Control over content by businesses and university vice-chancellors will increase and potentially, so too will restrictions on academic and teaching freedom, if what is being taught is undermining, rather than helping foster these business relations. At the very least freedom in academic research would not be helpful for a university’s TEF ranking and so is at major risk of being deemed unnecessary by many vice-chancellors, whose main aims are often the expansion of a university’s surplus wealth over other aspects of the institution.
Meanwhile, universities that do not reach “teaching excellence” in the initial assessment may find themselves consistently ranking poorly in the TEF because they will never be able to unlock the extra funding that “leading” universities will gain in increased fees. With less, increasingly inadequate funding, they will find it very difficult to correct many of the funding problems that put them in that position in the first place. These institutions will lay off or underpay staff to cut costs, increase rent in halls, and outsource courses to private companies which would naturally orientate the courses away from the needs and interests of students.
Many private providers including Google and Pearson already run education courses. Over years, a stratification of higher education institutions could occur. Imagine a situation in which Oxbridge charge £50,000 per year, while others are still charging £9,000 a year but with even more extortionate rents, underfunded health care services and poorly paid staff. It could happen. (Harvard’s fees are $63,025 per year).
These reforms need to be opposed as a whole — their overall impact, not just the raising of fees, is the problem! The National Union of Students voted to oppose these reforms and at its 2016 national conference agreed two key actions, both backed by UCU, the largest union for university academic staff.
One of the ranking criteria for TEF will be a universities score in the National Student Survey (NSS) and NUS agreed to organise a mass boycott of this survey, to make it unusable in the TEF and so giving us leverage of the government. Another major tactic is a demonstration under the banner “United for Education: no fees, no cuts, no debt” on Saturday, 19 November.
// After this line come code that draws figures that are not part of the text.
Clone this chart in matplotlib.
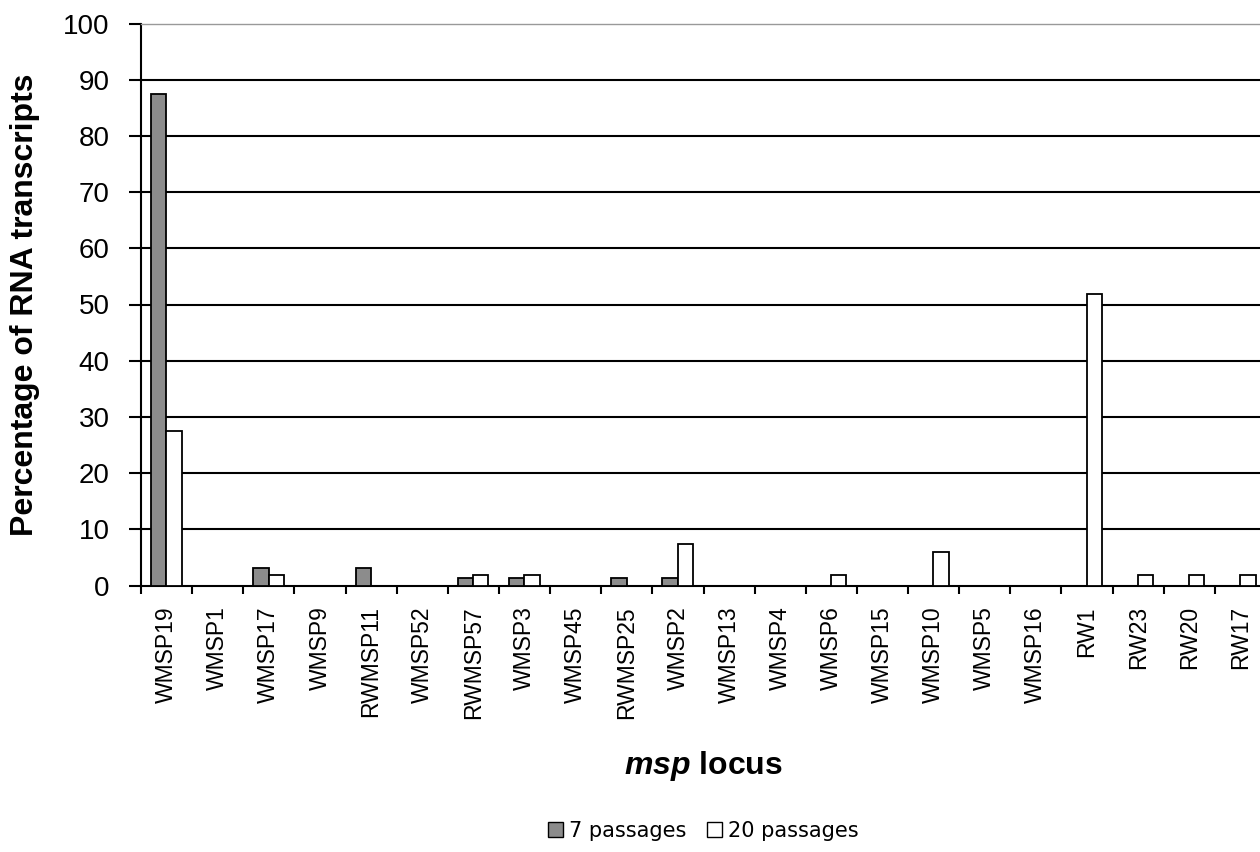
import numpy as np
import matplotlib
matplotlib.use("Agg")
import matplotlib.pyplot as plt
from matplotlib.patches import Patch

loci = ['WMSP19', 'WMSP1', 'WMSP17', 'WMSP9', 'RWMSP11', 'WMSP52', 'RWMSP57',
        'WMSP3', 'WMSP45', 'RWMSP25', 'WMSP2', 'WMSP13', 'WMSP4', 'WMSP6',
        'WMSP15', 'WMSP10', 'WMSP5', 'WMSP16', 'RW1', 'RW23', 'RW20', 'RW17']
passages_7 = [87.5, 0, 3.1, 0, 3.1, 0, 1.3, 1.3, 0, 1.3, 1.3, 0, 0, 0,
              0, 0, 0, 0, 0, 0, 0, 0]
passages_20 = [27.5, 0, 1.8, 0, 0, 0, 1.8, 1.8, 0, 0, 7.3, 0, 0, 1.8,
               0, 5.9, 0, 0, 51.9, 1.8, 1.8, 1.8]

plt.rcParams['font.family'] = ['Liberation Sans', 'DejaVu Sans']
plt.rcParams['mathtext.fontset'] = 'custom'
plt.rcParams['mathtext.it'] = 'Liberation Sans:italic:bold'

fig = plt.figure(figsize=(12.6, 8.52), dpi=100)
# plot area runs a little past the right edge of the picture, as in the original
ax = fig.add_axes([141 / 1260, 1 - 585.5 / 852, 1125 / 1260, 562 / 852])

x = np.arange(len(loci))
w = 0.3
ax.bar(x - 0.155, passages_7, w, color='#8c8c8c', edgecolor='black',
       linewidth=1.3, zorder=3, label='7 passages')
ax.bar(x + 0.145, passages_20, w, color='white', edgecolor='black',
       linewidth=1.3, zorder=3, label='20 passages')

ax.set_xlim(-0.5, len(loci) - 0.5)
ax.set_ylim(0, 100)
ax.set_yticks(range(0, 101, 10))
for y in range(10, 100, 10):
    ax.axhline(y, color='black', linewidth=1.5, zorder=1)

ax.spines['right'].set_visible(False)
ax.spines['top'].set_color('#999999')
ax.spines['top'].set_linewidth(1.0)
ax.spines['left'].set_linewidth(1.5)
ax.spines['bottom'].set_linewidth(1.5)

ax.set_xticks(x)
ax.set_xticklabels(loci, rotation=90, fontsize=16.5, va='top')
ax.set_xticks(np.arange(-0.5, len(loci)), minor=True)
ax.tick_params(axis='x', which='major', length=0, pad=15)
ax.tick_params(axis='x', which='minor', length=6, width=1.5, direction='out')
ax.tick_params(axis='y', length=8.5, width=1.5, direction='out', pad=14,
               labelsize=20)

ax.set_ylabel('Percentage of RNA transcripts', fontsize=23, fontweight='bold',
              va='center')
ax.yaxis.set_label_coords(-0.1031, 0.5)
ax.set_xlabel(r'$\it{msp}$ locus', fontsize=23, fontweight='bold', va='center')
ax.xaxis.set_label_coords(0.5, -0.321)

handles = [Patch(facecolor='#8c8c8c', edgecolor='black', label='7 passages'),
           Patch(facecolor='white', edgecolor='black', label='20 passages')]
fig.legend(handles=handles, loc='center', bbox_to_anchor=(703 / 1260, 1 - 831 / 852),
           ncol=2, frameon=False, handlelength=0.75, handleheight=0.75,
           handletextpad=0.25, columnspacing=1.0,
           prop={'family': 'DejaVu Sans', 'size': 15})

fig.savefig('out.png', dpi=100)
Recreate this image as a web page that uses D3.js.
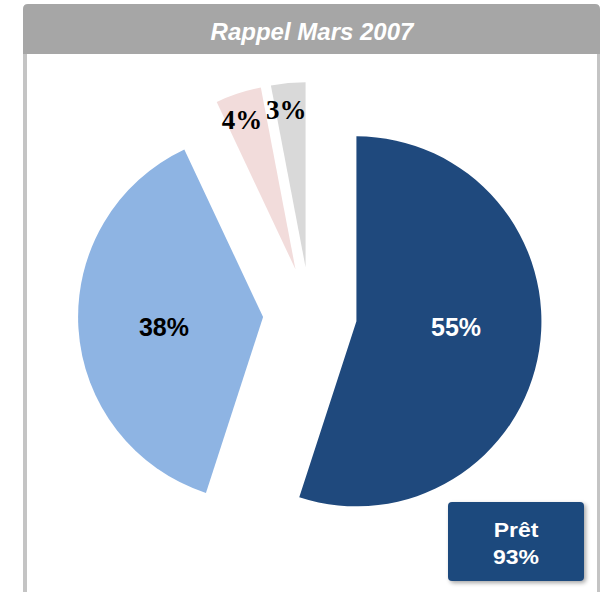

This slogan is politically good in an abstract sense, but does not make it clear that this demo is a protest against the specific HE reforms of this government. It is important that we all build this demonstration and opposition to the reforms, and raise focussed and radical slogans about combatting the reforms and transforming our education system into one that is free, liberated and accessible to all.
What that transformation might look like is a hugely important topic for the left to discuss. Under Corbyn, Labour has announced the policy of a National Education Service (NES), which means something like education “from the cradle to the grave”.
But Labour is yet to fully develop the policy. We urgently need to do that. Groups like the National Campaign Against Fees and Cuts have created a space for these crucial discussions. Over many years, NCAFC has popularised the idea of free education in the National Union of Students. It is also important that we take this discussion into the Labour Party and Momentum.